Eichstädt is a village in Brandenburg, Germany. It is not to be confused with Eichstätt, Bavaria.

== History ==
Eichstädt was first mentioned in 1350, when the village was given as a fief to Ulrich von Lindow. In the late Middle Ages it was a castle fief belonging to Bötzow; in 1474 a knight's estate with four hectares and peasant estates with 13 hectares were recorded. From the 16th century two manors existed in the village, belonging to the von Hünnicke and von Krämer families, which subsequently determined the history of Eichstadt. By the end of the 18th century three more manors were added, but all manors in Eichstädt were again united in one hand in 1805, when the village had 323 inhabitants. In the first half of the 19th century the hereditary servitude of the peasants was abolished and the manors came into bourgeois ownership.

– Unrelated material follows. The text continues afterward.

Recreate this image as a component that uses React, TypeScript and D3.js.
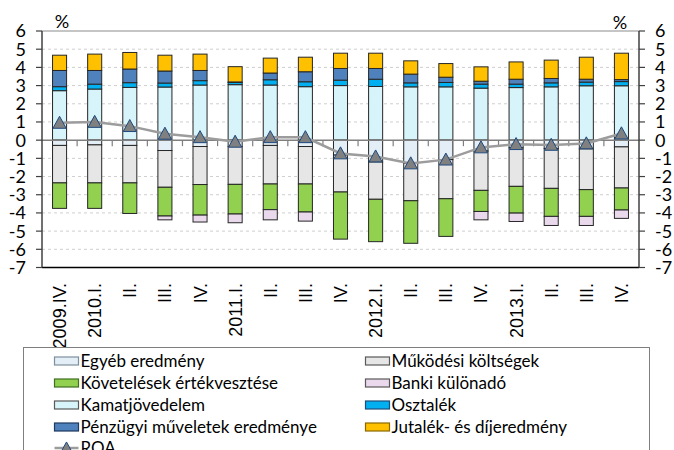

As a result, the number of inhabitants grew steadily and in 1885 the village had 467 inhabitants; after the Second World War the number was about 600. During the time of the GDR, a machinery lending station was established for the farmers and a new housing estate was developed. After 1990, a commercial area was added and the infrastructure was extensively renewed. The old sheep barn was converted into a trotting stud farm, currently Germany's most successful. Effective May 18, 1998, the municipality of Eichstädt was absorbed into the newly formed municipality of Oberkrämer.